In het winternummer van het recent gelanceerde NS-maandblad Trens geeft Huisinga (51) nog aan dat de weg omhoog wat hem betreft is ingezet. Het moet bijna wel een wanhoopskreet zijn geweest, want gisteren gaf hij toe dat hij al langere tijd bijna bezweek onder de druk van politiek en publiek. Zijn weg omhoog werd voor hem toch niet helemaal onverwacht de weg naar buiten.
Een heel bijzondere benoeming, die gisteren bekend werd en even voor het voetlicht móet komen, is die van Maarten van Eeghen (51). Van Eeghen is directeur-generaal Personenvervoer op het ministerie van Verkeer en Waterstaat. Van 1995 tot 1999 was hij directeur van NS Reizigers en onder meer verantwoordelijk voor de marketing en de verkoopdivisie. Hij was de grondlegger van het plan Bestemming Klant, waarvan diverse onderdelen werkten als jeukpoeder in de nek van het NS-personeel.
Van Eeghen vertrok twee jaar geleden na een hoogoplopend conflict met toenmalig NS-bestuursvoorzitter Den Besten over het sluiten van loketten. Het moet voor Van Eeghen én voor de nu vertrokken NS-top een bijzondere ervaring zijn om elkaar in de deuropening weer tegen het lijf te lopen.
Ook de naam van een ander tijdelijk aangesteld lid in de raad van commissarissen, Ralph Pans (50), spreekt tot de verbeelding. Topambtenaar Pans is sinds 1998 secretaris-generaal van het ministerie van V en W. Daarvoor was hij burgemeester van Almere en Rosmalen en wethouder in Zaanstad. Hij studeerde staats- en bestuursrecht en bekleedde diverse functies op het gebied van openbaar vervoer.
Hoe klinkend de namen van de mannen die de oplossing moeten genereren echter ook mogen zijn, ex-president-commissaris Timmer blijft sceptisch over hun vermogen de zaak weer vlot te trekken als de houding van het NS-personeel niet grondig verandert. Zijn schrobbering van gisteren loog er niet om. Hij nam geen enkel blad voor de mond, ook niet nadat Huisinga hem maande wat voorzichtig aan te doen.
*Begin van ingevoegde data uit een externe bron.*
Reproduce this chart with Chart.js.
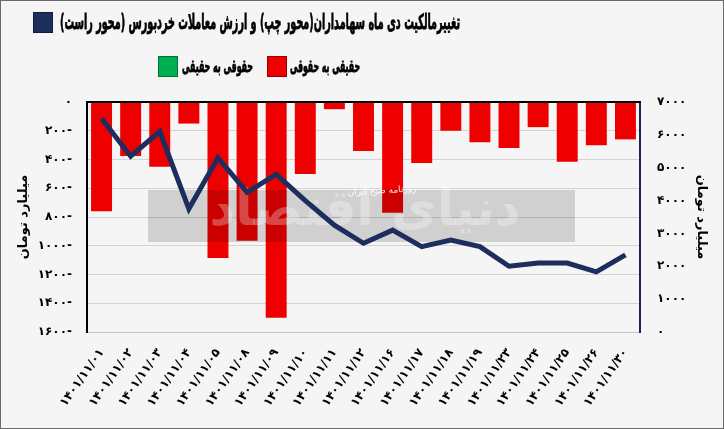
<!DOCTYPE html>
<html>
<head>
<meta charset="utf-8">
<script src="https://cdn.jsdelivr.net/npm/chart.js@4.4.1/dist/chart.umd.min.js"></script>
<style>
  html, body { margin: 0; padding: 0; background: #f5f5f5; }
  #wrap { position: relative; width: 724px; height: 429px; background: #f5f5f5; overflow: hidden; }
  #chart { position: absolute; left: 0; top: 0; }
  #frame { position: absolute; left: 0; top: 0; width: 724px; height: 429px; box-sizing: border-box; border: 1px solid #6a6a6a; pointer-events: none; }
  .box { position: absolute; width: 20px; height: 21px; box-sizing: border-box; border: 1px solid rgba(0,0,0,0.35); }
  .txt { position: absolute; direction: rtl; font-family: "DejaVu Sans"; font-weight: bold; color: #000; white-space: nowrap; transform-origin: 0 50%; line-height: 1; -webkit-text-stroke: 0.8px #000; }
</style>
</head>
<body>
<div id="wrap">
  <canvas id="chart" width="724" height="429"></canvas>
  <div id="frame"></div>
</div>
<script>
// dates (Persian calendar), left axis: ownership change, right axis: retail trade value
const dates = ['۱۴۰۱/۱۱/۰۱', '۱۴۰۱/۱۱/۰۲', '۱۴۰۱/۱۱/۰۳', '۱۴۰۱/۱۱/۰۴', '۱۴۰۱/۱۱/۰۵', '۱۴۰۱/۱۱/۰۸',
  '۱۴۰۱/۱۱/۰۹', '۱۴۰۱/۱۱/۱۰', '۱۴۰۱/۱۱/۱۱', '۱۴۰۱/۱۱/۱۲', '۱۴۰۱/۱۱/۱۶', '۱۴۰۱/۱۱/۱۷',
  '۱۴۰۱/۱۱/۱۸', '۱۴۰۱/۱۱/۱۹', '۱۴۰۱/۱۱/۲۳', '۱۴۰۱/۱۱/۲۴', '۱۴۰۱/۱۱/۲۵', '۱۴۰۱/۱۱/۲۶', '۱۴۰۱/۱۱/۳۰'];
const realToLegal = [-760, -375, -450, -150, -1085, -965, -1500, -500, -50, -340, -770, -425, -200, -280, -320, -175, -415, -300, -260];
const legalToReal = [0, 0, 0, 0, 0, 0, 0, 0, 0, 0, 0, 0, 0, 0, 0, 0, 0, 0, 0];
const retailValue = [6500, 5350, 6100, 3750, 5300, 4250, 4800, 4000, 3250, 2700, 3100, 2600, 2800, 2600, 2000, 2100, 2100, 1830, 2350];
const leftTicks = [0, -200, -400, -600, -800, -1000, -1200, -1400, -1600];
const rightTicks = [0, 1000, 2000, 3000, 4000, 5000, 6000, 7000];

const lineName = 'تغییرمالکیت دی ماه سهامداران(محور چپ) و ارزش معاملات خردبورس (محور راست)';
const redName = 'حقیقی به حقوقی';
const greenName = 'حقوقی به حقیقی';
const navy = '#1c2d5e';
const red = '#ee0000';
const green = '#00b050';
const axisTitle = 'میلیارد تومان';

const fa = n => String(n).replace(/\d/g, d => '۰۱۲۳۴۵۶۷۸۹'[d]);
const tickFont = { family: 'DejaVu Sans', weight: 'bold', size: 12 };

// html legend placed like the original (two rows, box on the left of its text)
const wrap = document.getElementById('wrap');
function legendItem(color, text, bx, by, tx, tw, size) {
    const b = document.createElement('div');
    b.className = 'box';
    b.style.background = color;
    b.style.left = bx + 'px';
    b.style.top = by + 'px';
    wrap.appendChild(b);
    const t = document.createElement('span');
    t.className = 'txt';
    t.textContent = text;
    t.style.fontSize = size + 'px';
    t.style.left = tx + 'px';
    wrap.appendChild(t);
    const w = t.getBoundingClientRect().width;
    const h = t.getBoundingClientRect().height;
    t.style.top = (by + 10.5 - h / 2) + 'px';
    t.style.transform = 'scaleX(' + (tw / w) + ')';
}
legendItem(navy, lineName, 33, 12, 60, 400, 21);
legendItem(green, greenName, 158, 56, 182, 71, 17);
legendItem(red, redName, 267, 56, 290, 70, 17);

const watermark = {
    id: 'watermark',
    beforeDatasetDraw(chart, args) {
        if (args.index !== 0) return;
        const ctx = chart.ctx;
        ctx.save();
        ctx.fillStyle = 'rgba(0,0,0,0.15)';
        ctx.fillRect(148, 190, 427, 52);
        ctx.fillStyle = 'rgba(255,255,255,0.28)';
        ctx.font = 'bold 50px "DejaVu Sans"';
        ctx.textAlign = 'center';
        ctx.textBaseline = 'middle';
        ctx.fillText('دنیای اقتصاد', 365, 212);
        ctx.translate(382, 191);
        ctx.rotate(-0.06);
        ctx.font = '9px "DejaVu Sans"';
        ctx.fillStyle = 'rgba(255,255,255,0.9)';
        ctx.fillText('روزنامه صبح ایران', 0, 0);
        ctx.restore();
    },
    afterDatasetsDraw(chart) {
        const a = chart.chartArea;
        const ctx = chart.ctx;
        ctx.save();
        ctx.strokeStyle = '#000';
        ctx.lineWidth = 2;
        ctx.beginPath();
        ctx.moveTo(a.left - 1, a.top);
        ctx.lineTo(a.right + 1, a.top);
        ctx.stroke();
        ctx.restore();
    }
};

new Chart(document.getElementById('chart'), {
    data: {
        labels: dates,
        datasets: [{
            type: 'line',
            label: lineName,
            data: retailValue,
            yAxisID: 'y2',
            borderColor: navy,
            borderWidth: 5,
            pointRadius: 0,
            tension: 0,
            fill: false
        }, {
            type: 'bar',
            label: redName,
            data: realToLegal,
            yAxisID: 'y',
            backgroundColor: red,
            barPercentage: 0.72,
            categoryPercentage: 1
        }, {
            type: 'bar',
            label: greenName,
            data: legalToReal,
            yAxisID: 'y',
            backgroundColor: green,
            barPercentage: 0.72,
            categoryPercentage: 1
        }]
    },
    options: {
        responsive: false,
        animation: false,
        devicePixelRatio: 1,
        layout: { padding: { top: 102, left: 0, right: 0, bottom: 0 } },
        plugins: {
            legend: { display: false },
            tooltip: { enabled: false }
        },
        scales: {
            x: {
                stacked: true,
                grid: { display: false },
                border: { color: '#c8c8c8' },
                ticks: {
                    autoSkip: false,
                    minRotation: 55,
                    maxRotation: 55,
                    padding: 6,
                    color: '#000',
                    font: tickFont
                },
                afterFit(s) { s.height = 97; }
            },
            y: {
                position: 'left',
                stacked: true,
                min: -1600,
                max: 0,
                afterBuildTicks(s) { s.ticks = leftTicks.map(v => ({ value: v })); },
                ticks: {
                    padding: 15,
                    color: '#000',
                    font: tickFont,
                    callback: v => v === 0 ? '۰' : fa(-v) + '-'
                },
                grid: { color: '#d4d4d4', drawTicks: false },
                border: { color: '#000', width: 2 },
                title: { display: true, text: axisTitle, color: '#000', font: { family: 'DejaVu Sans', weight: 'bold', size: 13 }, padding: { top: 16 } },
                afterFit(s) { s.width = 87; }
            },
            y2: {
                position: 'right',
                min: 0,
                max: 7000,
                afterBuildTicks(s) { s.ticks = rightTicks.map(v => ({ value: v })); },
                ticks: {
                    padding: 17,
                    color: '#000',
                    font: tickFont,
                    callback: v => fa(v)
                },
                grid: { display: false, drawTicks: false },
                border: { color: '#1c2550', width: 2 },
                title: { display: true, text: axisTitle, color: '#000', font: { family: 'DejaVu Sans', weight: 'bold', size: 13 }, padding: { top: 15 } },
                afterFit(s) { s.width = 84; }
            }
        }
    },
    plugins: [watermark]
});
</script>
</body>
</html>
De beer was los.
Als het aan de Centurion ligt -die bijnaam hield hij over aan zijn grote schoonmaak bij Philips- komt er bij de NS een „eenvoudige gedragscode” die het personeel ondertekent of niet. Tekenen betekent loyaal meewerken „zonder bij elk pijntje direct naar de directie te wijzen.” Niet-tekenen betekent onmiddellijk vertrekken via de dichtstbijzijnde deur. Helaas voor hem en wellicht ook voor anderen heeft Timmer vanaf gisteren niets meer te zeggen „in dit prachtige bedrijf, waar ik erg van houd.”